Exercise inputs -
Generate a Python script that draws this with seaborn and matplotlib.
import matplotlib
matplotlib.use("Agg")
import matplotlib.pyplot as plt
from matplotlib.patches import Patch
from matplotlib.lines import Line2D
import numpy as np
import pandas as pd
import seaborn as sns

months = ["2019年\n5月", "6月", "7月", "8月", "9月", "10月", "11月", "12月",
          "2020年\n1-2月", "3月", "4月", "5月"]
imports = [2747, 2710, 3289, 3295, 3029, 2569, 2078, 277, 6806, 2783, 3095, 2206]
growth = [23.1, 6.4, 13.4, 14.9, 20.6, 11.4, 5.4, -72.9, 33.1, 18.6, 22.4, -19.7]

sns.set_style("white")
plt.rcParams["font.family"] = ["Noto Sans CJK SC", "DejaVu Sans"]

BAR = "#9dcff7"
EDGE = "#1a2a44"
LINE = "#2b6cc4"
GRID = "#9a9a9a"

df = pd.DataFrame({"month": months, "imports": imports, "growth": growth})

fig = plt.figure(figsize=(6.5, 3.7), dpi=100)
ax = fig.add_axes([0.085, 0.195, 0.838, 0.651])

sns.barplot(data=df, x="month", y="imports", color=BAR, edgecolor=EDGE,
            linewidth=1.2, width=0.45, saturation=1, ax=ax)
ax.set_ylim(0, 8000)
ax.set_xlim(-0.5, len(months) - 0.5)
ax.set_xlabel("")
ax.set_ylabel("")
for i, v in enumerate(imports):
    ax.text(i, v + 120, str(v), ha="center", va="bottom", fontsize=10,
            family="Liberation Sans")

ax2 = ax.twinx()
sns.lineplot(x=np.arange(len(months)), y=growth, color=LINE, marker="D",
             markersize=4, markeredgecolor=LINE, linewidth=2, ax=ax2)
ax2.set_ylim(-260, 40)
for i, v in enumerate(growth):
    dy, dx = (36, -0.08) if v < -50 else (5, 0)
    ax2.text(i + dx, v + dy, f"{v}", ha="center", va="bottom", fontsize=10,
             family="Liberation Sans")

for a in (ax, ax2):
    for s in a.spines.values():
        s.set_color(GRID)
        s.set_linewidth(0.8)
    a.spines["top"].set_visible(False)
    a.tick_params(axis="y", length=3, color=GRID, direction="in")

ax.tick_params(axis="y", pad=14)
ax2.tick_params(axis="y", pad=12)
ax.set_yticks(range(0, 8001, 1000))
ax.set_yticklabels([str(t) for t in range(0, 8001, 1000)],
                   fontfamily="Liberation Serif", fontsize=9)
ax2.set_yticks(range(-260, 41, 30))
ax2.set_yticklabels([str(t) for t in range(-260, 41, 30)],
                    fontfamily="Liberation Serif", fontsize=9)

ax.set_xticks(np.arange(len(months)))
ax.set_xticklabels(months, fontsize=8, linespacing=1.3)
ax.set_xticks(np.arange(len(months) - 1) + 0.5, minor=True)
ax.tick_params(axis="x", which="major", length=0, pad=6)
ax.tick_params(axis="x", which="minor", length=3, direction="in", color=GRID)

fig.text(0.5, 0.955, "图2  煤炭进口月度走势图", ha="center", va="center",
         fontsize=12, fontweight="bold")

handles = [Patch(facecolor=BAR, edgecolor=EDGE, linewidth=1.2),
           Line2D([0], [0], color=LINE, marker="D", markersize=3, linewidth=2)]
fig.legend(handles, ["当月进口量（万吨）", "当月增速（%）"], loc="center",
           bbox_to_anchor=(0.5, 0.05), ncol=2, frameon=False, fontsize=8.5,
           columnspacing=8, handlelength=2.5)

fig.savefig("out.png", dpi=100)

==

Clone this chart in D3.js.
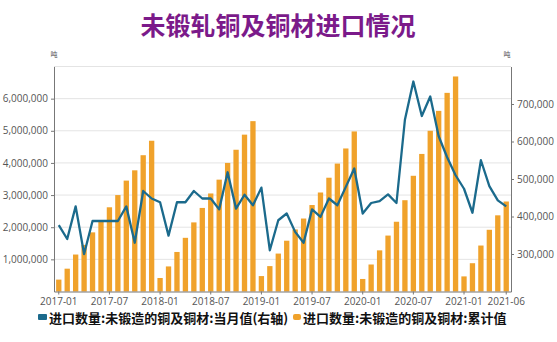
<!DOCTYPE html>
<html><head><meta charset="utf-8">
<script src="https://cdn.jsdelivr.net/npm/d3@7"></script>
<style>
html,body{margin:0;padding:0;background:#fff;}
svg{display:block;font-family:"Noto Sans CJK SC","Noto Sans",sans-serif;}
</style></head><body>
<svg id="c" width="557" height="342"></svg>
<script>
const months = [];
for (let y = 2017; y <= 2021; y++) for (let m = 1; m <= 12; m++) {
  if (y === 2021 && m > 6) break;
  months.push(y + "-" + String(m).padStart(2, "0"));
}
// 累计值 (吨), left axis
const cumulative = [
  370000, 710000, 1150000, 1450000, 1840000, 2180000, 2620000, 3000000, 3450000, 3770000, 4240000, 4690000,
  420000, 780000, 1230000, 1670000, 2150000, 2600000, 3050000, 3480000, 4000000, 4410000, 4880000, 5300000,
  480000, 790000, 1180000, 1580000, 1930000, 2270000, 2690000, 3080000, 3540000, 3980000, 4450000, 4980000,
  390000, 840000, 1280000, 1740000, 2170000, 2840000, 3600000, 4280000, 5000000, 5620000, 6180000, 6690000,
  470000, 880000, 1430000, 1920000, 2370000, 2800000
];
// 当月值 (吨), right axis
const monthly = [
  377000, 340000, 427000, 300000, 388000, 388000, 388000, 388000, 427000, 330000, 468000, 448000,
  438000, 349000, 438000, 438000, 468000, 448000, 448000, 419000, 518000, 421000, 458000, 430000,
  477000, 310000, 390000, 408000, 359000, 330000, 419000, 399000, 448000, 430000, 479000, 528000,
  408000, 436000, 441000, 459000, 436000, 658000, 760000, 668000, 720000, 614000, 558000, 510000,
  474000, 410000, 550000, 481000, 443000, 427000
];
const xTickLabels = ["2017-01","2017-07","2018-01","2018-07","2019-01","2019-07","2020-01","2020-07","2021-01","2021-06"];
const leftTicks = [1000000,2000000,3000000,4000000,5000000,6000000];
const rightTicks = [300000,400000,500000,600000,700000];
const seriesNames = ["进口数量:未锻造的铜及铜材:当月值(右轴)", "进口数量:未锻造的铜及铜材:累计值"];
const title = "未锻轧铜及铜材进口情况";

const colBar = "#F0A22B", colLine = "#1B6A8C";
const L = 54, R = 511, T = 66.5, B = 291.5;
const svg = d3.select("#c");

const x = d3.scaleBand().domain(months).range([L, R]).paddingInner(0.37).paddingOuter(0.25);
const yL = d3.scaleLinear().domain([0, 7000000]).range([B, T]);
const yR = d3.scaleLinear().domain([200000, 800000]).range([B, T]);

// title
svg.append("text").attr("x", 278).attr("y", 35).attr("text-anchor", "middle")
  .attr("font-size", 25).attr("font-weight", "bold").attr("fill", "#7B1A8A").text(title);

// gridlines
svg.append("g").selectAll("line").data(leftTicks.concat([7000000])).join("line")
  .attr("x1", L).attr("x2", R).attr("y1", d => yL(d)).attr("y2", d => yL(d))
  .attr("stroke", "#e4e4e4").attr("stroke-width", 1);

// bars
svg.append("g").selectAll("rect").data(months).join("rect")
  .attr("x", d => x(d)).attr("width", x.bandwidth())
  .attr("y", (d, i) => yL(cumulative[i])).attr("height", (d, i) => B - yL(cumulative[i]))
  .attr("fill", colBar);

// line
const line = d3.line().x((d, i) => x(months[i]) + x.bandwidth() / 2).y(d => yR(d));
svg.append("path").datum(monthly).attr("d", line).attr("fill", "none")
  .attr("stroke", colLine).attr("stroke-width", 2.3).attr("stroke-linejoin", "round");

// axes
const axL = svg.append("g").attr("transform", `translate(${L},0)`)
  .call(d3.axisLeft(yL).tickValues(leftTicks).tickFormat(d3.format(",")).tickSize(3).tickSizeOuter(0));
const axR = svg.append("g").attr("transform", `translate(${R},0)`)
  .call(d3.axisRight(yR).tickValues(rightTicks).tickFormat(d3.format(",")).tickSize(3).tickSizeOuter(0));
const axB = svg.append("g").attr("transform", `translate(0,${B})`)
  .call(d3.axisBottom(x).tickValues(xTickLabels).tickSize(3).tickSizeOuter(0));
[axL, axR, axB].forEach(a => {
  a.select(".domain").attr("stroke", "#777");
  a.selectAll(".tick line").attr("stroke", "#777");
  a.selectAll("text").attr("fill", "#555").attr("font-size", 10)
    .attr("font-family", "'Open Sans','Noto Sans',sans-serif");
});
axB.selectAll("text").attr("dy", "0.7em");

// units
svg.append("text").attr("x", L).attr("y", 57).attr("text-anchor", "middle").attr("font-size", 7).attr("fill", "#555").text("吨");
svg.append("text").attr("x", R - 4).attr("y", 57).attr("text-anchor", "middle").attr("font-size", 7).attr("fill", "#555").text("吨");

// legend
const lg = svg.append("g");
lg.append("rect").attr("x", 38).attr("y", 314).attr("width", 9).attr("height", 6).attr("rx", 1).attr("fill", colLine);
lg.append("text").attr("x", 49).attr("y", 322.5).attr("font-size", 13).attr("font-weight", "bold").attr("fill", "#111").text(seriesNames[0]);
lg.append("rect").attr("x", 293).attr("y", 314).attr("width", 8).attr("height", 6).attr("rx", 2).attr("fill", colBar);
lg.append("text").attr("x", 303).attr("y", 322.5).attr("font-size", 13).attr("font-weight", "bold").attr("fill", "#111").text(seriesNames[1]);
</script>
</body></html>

Written instruction - Print the lines from the line with "Generate a Python" to the line with "import seaborn as sns" exactly, and print nothing else. Both of those lines are included.

Completed task -
Generate a Python script that draws this with seaborn and matplotlib.
import matplotlib
matplotlib.use("Agg")
import matplotlib.pyplot as plt
from matplotlib.patches import Patch
from matplotlib.lines import Line2D
import numpy as np
import pandas as pd
import seaborn as sns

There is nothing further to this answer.